Static analysis tools can’t test the code to validate that it does what it is supposed to do. That the features that the customer requested are all there and that the business logic is correct (unit testing and functional testing and acceptance testing). They can’t check that the interfaces of a module and its behavior is correct (component-level testing), or that the larger pieces of the system work correctly together and with other systems (system testing and integration testing). Or that the system will hold up under load (performance and stress testing and soak testing), or whether it is vulnerable to security attacks (pen testing), or that it people can actually understand how to use it (usability testing). Static analysis tools, even the best ones, are limited to finding “a narrow band of code-related defects”.

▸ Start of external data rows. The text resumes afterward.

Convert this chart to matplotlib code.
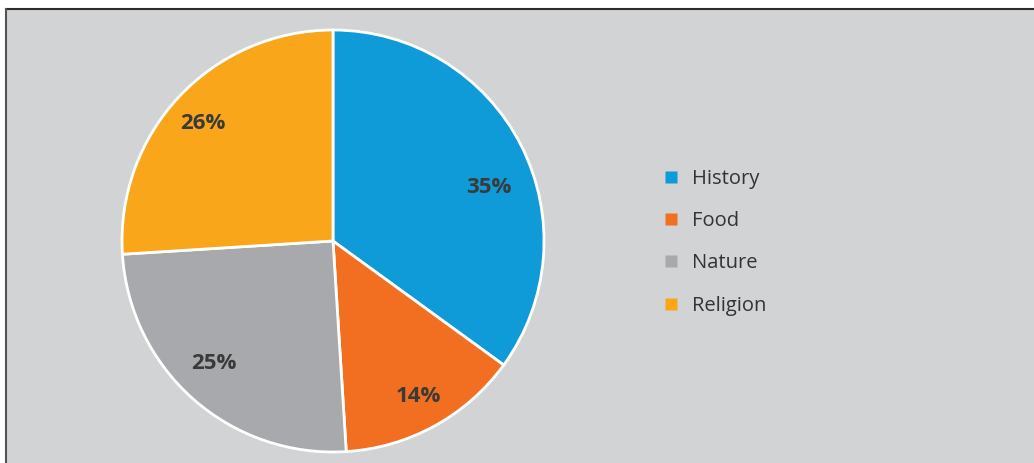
import numpy as np
import matplotlib.pyplot as plt
from matplotlib.patches import Rectangle
from matplotlib.lines import Line2D

categories = ["History", "Food", "Nature", "Religion"]
shares = [35, 14, 25, 26]
colors = ["#0e9bd8", "#f26f21", "#a7a9ac", "#f9a61b"]

plt.rcParams['font.family'] = ['Open Sans', 'DejaVu Sans']

W, H = 1034, 463
fig = plt.figure(figsize=(W / 100, H / 100), dpi=100)
fig.patch.set_facecolor("white")

# grey panel with dark top/left border
fig.patches.append(Rectangle((6 / W, 0), 1, 1 - 9 / H, transform=fig.transFigure,
                             facecolor="#d1d3d4", edgecolor="none", zorder=-5))
fig.lines.append(Line2D([6 / W, 1], [1 - 9 / H, 1 - 9 / H], transform=fig.transFigure,
                        color="#2b2b2b", lw=1.5, zorder=-4))
fig.lines.append(Line2D([6 / W, 6 / W], [0, 1 - 9 / H], transform=fig.transFigure,
                        color="#555555", lw=1.5, zorder=-4))

cx, cy, r = 333, 241, 211
ax = fig.add_axes([(cx - r) / W, (H - cy - r) / H, 2 * r / W, 2 * r / H])
ax.set_facecolor("none")
wedges, texts, autotexts = ax.pie(
    shares, colors=colors, startangle=90, counterclock=False,
    autopct="%d%%", pctdistance=0.8,
    wedgeprops=dict(edgecolor="white", linewidth=2),
    textprops=dict(fontsize=16, fontweight="bold", color="#3a3a3a"))

# nudge labels to where the original placed them
label_shift_deg = [-8, 0, -3, 1]
label_r = [0.78, 0.84, 0.81, 0.83]
for w, t, d, lr in zip(wedges, autotexts, label_shift_deg, label_r):
    a = np.deg2rad((w.theta1 + w.theta2) / 2 + d)
    t.set_position((lr * np.cos(a), lr * np.sin(a)))

ax.set_xlim(-1, 1)
ax.set_ylim(-1, 1)
ax.set_aspect("equal")
ax.axis("off")

handles = [Line2D([], [], marker="s", linestyle="none", markersize=9,
                  markerfacecolor=c, markeredgecolor="none") for c in colors]
fig.legend(handles, categories, loc="upper left",
           bbox_to_anchor=(643 / W, 1 - 151 / H), frameon=False,
           fontsize=14.5, labelcolor="#333333", handletextpad=0.55,
           labelspacing=1.1, handlelength=1.0)

fig.savefig("out.png", dpi=100)
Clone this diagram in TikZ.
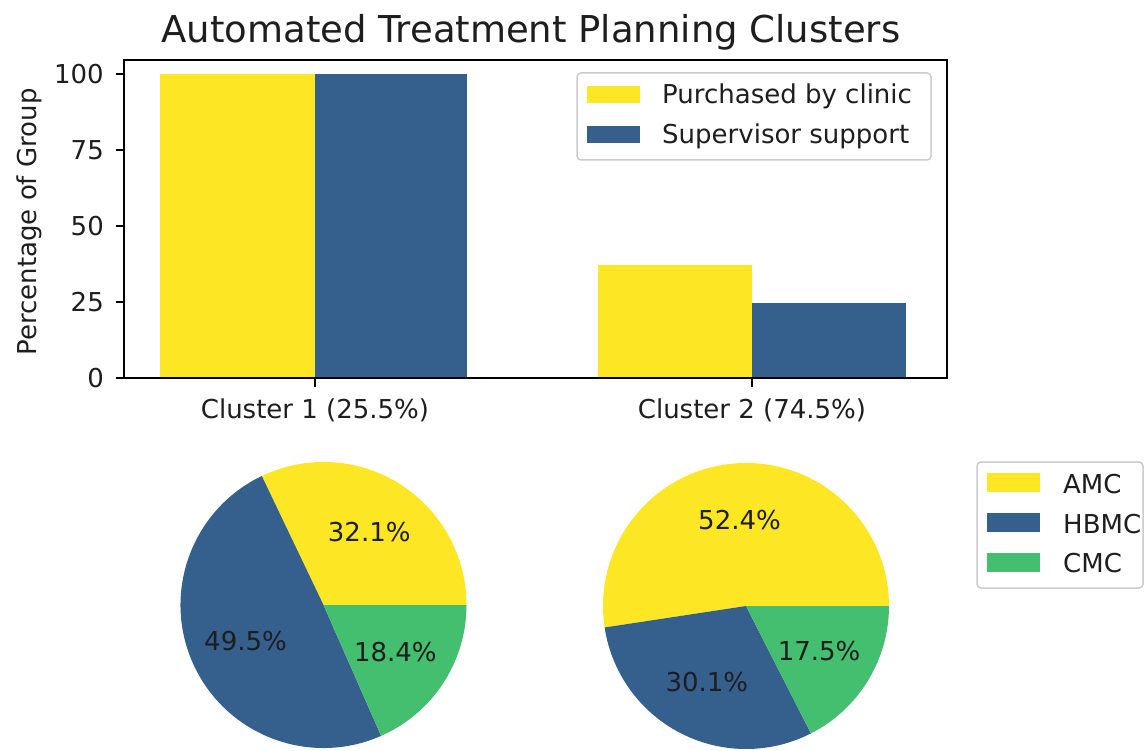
\documentclass[tikz,border=0pt]{standalone}
\usepackage{fontspec}
\setmainfont{DejaVu Sans}
\definecolor{vyel}{HTML}{FDE725}
\definecolor{vblu}{HTML}{355F8D}
\definecolor{vgrn}{HTML}{44BF70}
\definecolor{txt}{HTML}{1E1E1E}
\begin{document}
\begin{tikzpicture}[x=1pt,y=-1pt,
  lbl/.style={font=\fontsize{26}{30}\selectfont, text=txt, inner sep=0pt},
  ttl/.style={font=\fontsize{37}{44}\selectfont, text=txt, inner sep=0pt},
  spine/.style={draw=black, line width=2pt},
  tickmark/.style={draw=black, line width=1.8pt},
  legbox/.style={draw=black!20, line width=1.5pt, rounded corners=4pt, fill=white},
]
\useasboundingbox (0,0) rectangle (1146,751);
\fill[white] (0,0) rectangle (1146,751);

% title
\node[ttl, anchor=base] (title) at (531,43) {Automated Treatment Planning Clusters};

% bars
\fill[vyel] (160,378) rectangle (315,74);
\fill[vblu] (315,378) rectangle (467,74);
\fill[vyel] (598,378) rectangle (752,265);
\fill[vblu] (752,378) rectangle (906,303);

% axes frame
\draw[spine] (124,60) rectangle (947,378);

% y ticks
\foreach \v/\yy in {0/378,25/302,50/226,75/150,100/74}{
  \draw[tickmark] (116,\yy) -- (124,\yy);
  \node[lbl, anchor=base east] (ytick\v) at (104,\yy+9.5) {\v};
}
\node[lbl, rotate=90, anchor=base] (ylabel) at (36,222) {Percentage of Group};

% x ticks
\draw[tickmark] (315,378) -- (315,387);
\draw[tickmark] (752,378) -- (752,387);
\node[lbl, anchor=base] (xc1) at (315,418) {Cluster 1 (25.5\%)};
\node[lbl, anchor=base] (xc2) at (752,418) {Cluster 2 (74.5\%)};

% bar legend
\draw[legbox] (577,73) rectangle (931,160);
\fill[vyel] (587,86) rectangle (640,103);
\fill[vblu] (587,126) rectangle (640,143);
\node[lbl, anchor=base west] (leg1a) at (662,104) {Purchased by clinic};
\node[lbl, anchor=base west] (leg1b) at (662,144) {Supervisor support};

% pie 1
\begin{scope}[shift={(323.5,605)}, yscale=-1]
  \fill[vyel] (0,0) -- (0:143) arc[start angle=0, end angle=115.56, radius=143] -- cycle;
  \fill[vblu] (0,0) -- (115.56:143) arc[start angle=115.56, end angle=293.76, radius=143] -- cycle;
  \fill[vgrn] (0,0) -- (293.76:143) arc[start angle=293.76, end angle=360, radius=143] -- cycle;
  \node[lbl] (p1a) at (57.78:85.8) {32.1\%};
  \node[lbl] (p1b) at (204.66:85.8) {49.5\%};
  \node[lbl] (p1c) at (326.88:85.8) {18.4\%};
\end{scope}

% pie 2
\begin{scope}[shift={(746,606)}, yscale=-1]
  \fill[vyel] (0,0) -- (0:143) arc[start angle=0, end angle=188.64, radius=143] -- cycle;
  \fill[vblu] (0,0) -- (188.64:143) arc[start angle=188.64, end angle=297, radius=143] -- cycle;
  \fill[vgrn] (0,0) -- (297:143) arc[start angle=297, end angle=360, radius=143] -- cycle;
  \node[lbl] (p2a) at (94.32:85.8) {52.4\%};
  \node[lbl] (p2b) at (242.82:85.8) {30.1\%};
  \node[lbl] (p2c) at (328.5:85.8) {17.5\%};
\end{scope}

% pie legend
\draw[legbox] (977,462) rectangle (1143,588);
\fill[vyel] (987,473) rectangle (1040,492);
\fill[vblu] (987,513) rectangle (1040,532);
\fill[vgrn] (987,553) rectangle (1040,572);
\node[lbl, anchor=base west] (leg2a) at (1063,493) {AMC};
\node[lbl, anchor=base west] (leg2b) at (1063,533) {HBMC};
\node[lbl, anchor=base west] (leg2c) at (1063,572) {CMC};
\end{tikzpicture}
\end{document}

I appreciate that static analysis tool vendors want to find new ways to sell their solutions. Maybe this is why Coverity is now calling its static analysis toolset the “Industry’s First Development Testing Platform”. Their message seems to be that developers don’t test their code and won’t fix bugs found by testers “because of organizational silos and conflicting priorities”. So static analysis has to fill this perceived gap.

By improving integration with development tools like Eclipse and Visual Studio and making the static analysis checks run faster, Coverity has made it easier for developers to find and fix more coding bugs earlier – that’s good. But better packaging and workflow and faster performance doesn’t change what the tool actually does.

Development Testing or Developer Testing

Running a static analysis tool isn’t “Development Testing”. Development Testing or Developer Testing is what developers do to test their own code to see if it works: walking through their code in a debugger as it executes and making sure that it does what they expect, profiling it to make sure that performance doesn’t suck, writing automated unit tests and component tests to make sure that the code does what it is actually supposed to do.

Confusing static analysis tools with other automated testing tools is a bad idea. It misrepresents what static analysis tools can do. It could lead people to believe that static analysis is a substitute for testing. Bill Pugh, an expert in static analysis and the father of FindBugs, makes it clear that while static analysis tools definitely work, “testing is far more valuable than static analysis” at finding bugs. And security experts like Jeremiah Grossman at White Hat Security debunk the idea that static analysis is enough to check for security bugs or other kinds of bugs in a system.

Static analysis tools are getting better and easier to use, they’re getting faster and more accurate and they throw off less false positives than they did even a couple of years ago. Everyone should use them if they can find a tool that works well for them and that they can afford. If you’re in a Java shop for example, there’s no excuse not to be using Findbugs at least – it’s free and it works. My team uses multiple different static analysis tools at different stages of development and continuous integration, because different tools find different kinds of problems, and some tools take longer to run. These tools find real bugs and coding problems. But there’s too much hype in this market. In the land of software testing, static analysis tools don’t “reign king”.